*RECORDED INFORMATION*:
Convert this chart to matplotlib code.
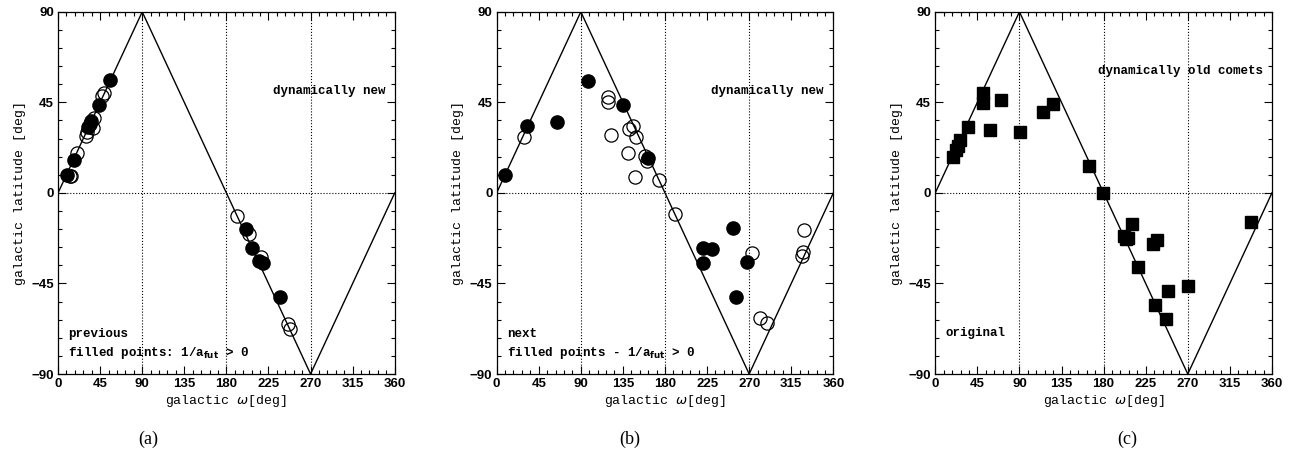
import matplotlib
matplotlib.use('Agg')
import matplotlib.pyplot as plt
import numpy as np

# zigzag: latitude of the galactic plane crossing
zig_w = [0, 90, 270, 360]
zig_b = [0, 90, -90, 0]

# (a) previous
prev_fill_w = [9.6, 16.8, 32.1, 34.0, 35.5, 43.8, 55.2, 201.0, 207.8, 214.6, 218.8, 237.7]
prev_fill_b = [9.1, 16.2, 32.8, 34.5, 35.5, 43.9, 56.3, -17.7, -27.6, -33.9, -34.8, -51.7]
prev_open_w = [12.5, 14.0, 20.3, 29.6, 31.0, 37.4, 38.5, 47.4, 48.8, 191.4, 204.2, 216.7, 245.9, 247.7]
prev_open_b = [8.6, 8.2, 20.0, 28.1, 30.3, 32.3, 37.4, 48.0, 49.7, -11.6, -20.2, -31.8, -64.9, -67.4]

# (b) next
next_fill_w = [8.9, 32.8, 64.2, 98.0, 135.4, 162.2, 220.3, 229.9, 221.0, 252.3, 267.3, 255.5]
next_fill_b = [8.8, 33.1, 35.3, 55.5, 43.9, 17.5, -27.6, -27.8, -34.8, -17.4, -34.3, -51.7]
next_open_w = [29.6, 119.4, 119.4, 121.9, 146.1, 141.5, 149.0, 140.8, 147.9, 158.6, 161.1,
               173.6, 190.7, 272.6, 281.6, 288.7, 328.6, 327.9, 326.1]
next_open_b = [27.8, 47.7, 45.2, 29.0, 33.3, 32.0, 27.8, 20.0, 7.9, 18.4, 15.9,
               6.6, -10.6, -29.8, -62.1, -64.6, -18.5, -29.3, -31.5]

# (c) original, dynamically old comets
orig_w = [18.9, 22.1, 24.2, 26.0, 34.6, 51.0, 51.0, 58.1, 70.2, 90.2, 114.8, 125.5, 164.7,
          178.9, 201.4, 206.0, 203.9, 210.3, 216.3, 232.7, 237.0, 235.2, 248.4, 246.7, 270.2, 337.5]
orig_b = [17.9, 21.2, 23.2, 26.2, 32.8, 49.7, 44.7, 31.5, 46.0, 30.3, 40.2, 44.2, 13.2,
          0.2, -21.5, -22.2, -23.0, -15.2, -36.8, -25.2, -23.5, -55.5, -48.8, -62.9, -46.2, -14.4]

ticks = [0, 45, 90, 135, 180, 225, 270, 315, 360]
yticks = [-90, -45, 0, 45, 90]
ytick_labels = ['\u221290', '\u221245', '0', '45', '90']

mono = 'Liberation Mono'


def setup(ax):
    ax.plot(zig_w, zig_b, color='black', lw=1.0, zorder=2)
    for x in [90, 180, 270]:
        ax.axvline(x, color='black', ls=':', lw=0.8, zorder=1)
    ax.axhline(0, color='black', ls=':', lw=0.8, zorder=1)
    ax.set_xlim(0, 360)
    ax.set_ylim(-90, 90)
    ax.set_xticks(ticks)
    ax.set_yticks(yticks)
    ax.set_yticklabels(ytick_labels)
    ax.set_xticks(np.arange(0, 361, 9), minor=True)
    ax.set_yticks(np.arange(-90, 91, 9), minor=True)
    ax.tick_params(which='both', direction='in', top=True, right=True, width=0.8)
    ax.tick_params(which='major', length=6, labelsize=9.5, pad=3)
    ax.tick_params(which='minor', length=3)
    for lab in ax.get_xticklabels() + ax.get_yticklabels():
        lab.set_fontweight('bold')
        lab.set_family('Liberation Sans')
    ax.set_xlabel('galactic $\\omega$[deg]', family=mono, fontsize=9.5, labelpad=2)
    ax.set_ylabel('galactic latitude [deg]', family=mono, fontsize=9.5, labelpad=4)
    for s in ax.spines.values():
        s.set_linewidth(0.9)


fig = plt.figure(figsize=(12.9, 4.55), dpi=100)
lefts = [0.045, 0.385, 0.725]
axes = [fig.add_axes([l, 0.178, 0.261, 0.796]) for l in lefts]

ax = axes[0]
setup(ax)
ax.plot(prev_open_w, prev_open_b, 'o', mfc='none', mec='black', ms=9.5, mew=0.9, zorder=3)
ax.plot(prev_fill_w, prev_fill_b, 'o', mfc='black', mec='black', ms=9.5, zorder=4)
ax.text(350, 50.5, 'dynamically new', ha='right', va='center', family=mono, fontsize=9, fontweight='bold')
ax.text(10.7, -70, 'previous', ha='left', va='center', family=mono, fontsize=9, fontweight='bold')
ax.text(10.7, -79.5, 'filled points: 1/a$_{\\mathbf{fut}}$ > 0', ha='left', va='center',
        family=mono, fontsize=9, fontweight='bold')

ax = axes[1]
setup(ax)
ax.plot(next_open_w, next_open_b, 'o', mfc='none', mec='black', ms=9.5, mew=0.9, zorder=3)
ax.plot(next_fill_w, next_fill_b, 'o', mfc='black', mec='black', ms=9.5, zorder=4)
ax.text(350, 50.5, 'dynamically new', ha='right', va='center', family=mono, fontsize=9, fontweight='bold')
ax.text(10.7, -70, 'next', ha='left', va='center', family=mono, fontsize=9, fontweight='bold')
ax.text(10.7, -79.5, 'filled points - 1/a$_{\\mathbf{fut}}$ > 0', ha='left', va='center',
        family=mono, fontsize=9, fontweight='bold')

ax = axes[2]
setup(ax)
ax.plot(orig_w, orig_b, 's', mfc='black', mec='black', ms=8, zorder=4)
ax.text(350, 60.4, 'dynamically old comets', ha='right', va='center', family=mono, fontsize=9, fontweight='bold')
ax.text(10.7, -69.5, 'original', ha='left', va='center', family=mono, fontsize=9, fontweight='bold')

for x, lab in zip([0.115, 0.488, 0.874], ['(a)', '(b)', '(c)']):
    fig.text(x, 0.035, lab, ha='center', va='center', family='Liberation Serif', fontsize=13)

fig.savefig('out.png', dpi=100)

*WRITTEN REQUEST*: Leave out any pictures, please, and quote only the lines from the top of the data through the line that contains "-62.9, -46.2, -14.4]".

*FULL ANSWER*:
Convert this chart to matplotlib code.
import matplotlib
matplotlib.use('Agg')
import matplotlib.pyplot as plt
import numpy as np

# zigzag: latitude of the galactic plane crossing
zig_w = [0, 90, 270, 360]
zig_b = [0, 90, -90, 0]

# (a) previous
prev_fill_w = [9.6, 16.8, 32.1, 34.0, 35.5, 43.8, 55.2, 201.0, 207.8, 214.6, 218.8, 237.7]
prev_fill_b = [9.1, 16.2, 32.8, 34.5, 35.5, 43.9, 56.3, -17.7, -27.6, -33.9, -34.8, -51.7]
prev_open_w = [12.5, 14.0, 20.3, 29.6, 31.0, 37.4, 38.5, 47.4, 48.8, 191.4, 204.2, 216.7, 245.9, 247.7]
prev_open_b = [8.6, 8.2, 20.0, 28.1, 30.3, 32.3, 37.4, 48.0, 49.7, -11.6, -20.2, -31.8, -64.9, -67.4]

# (b) next
next_fill_w = [8.9, 32.8, 64.2, 98.0, 135.4, 162.2, 220.3, 229.9, 221.0, 252.3, 267.3, 255.5]
next_fill_b = [8.8, 33.1, 35.3, 55.5, 43.9, 17.5, -27.6, -27.8, -34.8, -17.4, -34.3, -51.7]
next_open_w = [29.6, 119.4, 119.4, 121.9, 146.1, 141.5, 149.0, 140.8, 147.9, 158.6, 161.1,
               173.6, 190.7, 272.6, 281.6, 288.7, 328.6, 327.9, 326.1]
next_open_b = [27.8, 47.7, 45.2, 29.0, 33.3, 32.0, 27.8, 20.0, 7.9, 18.4, 15.9,
               6.6, -10.6, -29.8, -62.1, -64.6, -18.5, -29.3, -31.5]

# (c) original, dynamically old comets
orig_w = [18.9, 22.1, 24.2, 26.0, 34.6, 51.0, 51.0, 58.1, 70.2, 90.2, 114.8, 125.5, 164.7,
          178.9, 201.4, 206.0, 203.9, 210.3, 216.3, 232.7, 237.0, 235.2, 248.4, 246.7, 270.2, 337.5]
orig_b = [17.9, 21.2, 23.2, 26.2, 32.8, 49.7, 44.7, 31.5, 46.0, 30.3, 40.2, 44.2, 13.2,
          0.2, -21.5, -22.2, -23.0, -15.2, -36.8, -25.2, -23.5, -55.5, -48.8, -62.9, -46.2, -14.4]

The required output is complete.